• Dataset content:
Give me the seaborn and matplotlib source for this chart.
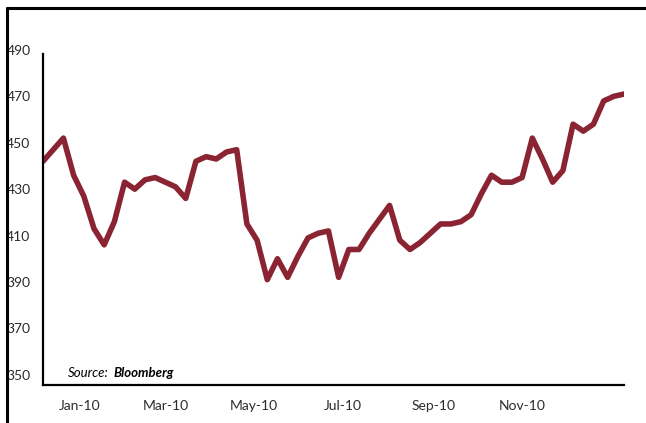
import pandas as pd
import matplotlib
matplotlib.use("Agg")
import matplotlib.pyplot as plt
import matplotlib.dates as mdates
from matplotlib.lines import Line2D
import seaborn as sns

sns.set_style("white")
plt.rcParams["font.family"] = ["Lato", "DejaVu Sans"]

# weekly readings, Dec-09 to Jan-11
start_date = "2009-12-07"
values = [442, 447, 452, 436, 427, 413, 406, 416, 433, 430,
          434, 435, 433, 431, 426, 442, 444, 443, 446, 447,
          415, 408, 391, 400, 392, 401, 409, 411, 412, 392,
          404, 404, 411, 417, 423, 408, 404, 407, 411, 415,
          415, 416, 419, 428, 436, 433, 433, 435, 452, 443,
          433, 438, 458, 455, 458, 468, 470, 471]
tick_dates = ["2010-01-01", "2010-03-01", "2010-05-01",
              "2010-07-01", "2010-09-01", "2010-11-01"]
y_ticks = [350, 370, 390, 410, 430, 450, 470, 490]

df = pd.DataFrame({
    "date": pd.date_range(start_date, periods=len(values), freq="7D"),
    "value": values,
})

line_color = "#8a2433"

fig = plt.figure(figsize=(6.46, 4.23), dpi=100)
ax = fig.add_axes([0.0666, 0.0898, 0.8994, 0.7922])

sns.lineplot(data=df, x="date", y="value", color=line_color, linewidth=4.0,
             ax=ax, legend=False)
ax.lines[0].set_solid_capstyle("round")
ax.lines[0].set_solid_joinstyle("round")

ax.set_xlim(df["date"].iloc[0], df["date"].iloc[-1])
ax.set_ylim(345.6, 490)
ax.set_xlabel("")
ax.set_ylabel("")

ax.set_yticks(y_ticks)
ax.set_xticks(pd.to_datetime(tick_dates))
ax.xaxis.set_major_formatter(mdates.DateFormatter("%b-%y"))
ax.tick_params(axis="both", length=0, labelsize=10, colors="#2b2b2b")
ax.tick_params(axis="y", pad=9)
ax.tick_params(axis="x", pad=11)

for side in ["top", "right"]:
    ax.spines[side].set_visible(False)
for side in ["left", "bottom"]:
    ax.spines[side].set_color("black")
    ax.spines[side].set_linewidth(1.6)
ax.spines["left"].set_bounds(345.6, 488.3)

fig.text(0.105, 0.108, "Source:", fontsize=9.5, style="italic", color="black")
fig.text(0.176, 0.108, "Bloomberg", fontsize=9.5, style="italic",
         weight="bold", color="black")

# outer frame (left and top)
fig.add_artist(Line2D([0.0108, 0.0108], [0.0, 0.980], color="black",
                      linewidth=2.2, transform=fig.transFigure))
fig.add_artist(Line2D([0.0108, 1.0], [0.980, 0.980], color="black",
                      linewidth=2.2, transform=fig.transFigure))

fig.savefig("out.png", dpi=100)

• Required work:
Starting with the first line of the data above and ending with the line containing "ax = fig.add_axes([0.0666, 0.0898, 0.8994, 0.7922])", please restate every line exactly, leaving images out.

• Output of the task:
Give me the seaborn and matplotlib source for this chart.
import pandas as pd
import matplotlib
matplotlib.use("Agg")
import matplotlib.pyplot as plt
import matplotlib.dates as mdates
from matplotlib.lines import Line2D
import seaborn as sns

sns.set_style("white")
plt.rcParams["font.family"] = ["Lato", "DejaVu Sans"]

# weekly readings, Dec-09 to Jan-11
start_date = "2009-12-07"
values = [442, 447, 452, 436, 427, 413, 406, 416, 433, 430,
          434, 435, 433, 431, 426, 442, 444, 443, 446, 447,
          415, 408, 391, 400, 392, 401, 409, 411, 412, 392,
          404, 404, 411, 417, 423, 408, 404, 407, 411, 415,
          415, 416, 419, 428, 436, 433, 433, 435, 452, 443,
          433, 438, 458, 455, 458, 468, 470, 471]
tick_dates = ["2010-01-01", "2010-03-01", "2010-05-01",
              "2010-07-01", "2010-09-01", "2010-11-01"]
y_ticks = [350, 370, 390, 410, 430, 450, 470, 490]

df = pd.DataFrame({
    "date": pd.date_range(start_date, periods=len(values), freq="7D"),
    "value": values,
})

line_color = "#8a2433"

fig = plt.figure(figsize=(6.46, 4.23), dpi=100)
ax = fig.add_axes([0.0666, 0.0898, 0.8994, 0.7922])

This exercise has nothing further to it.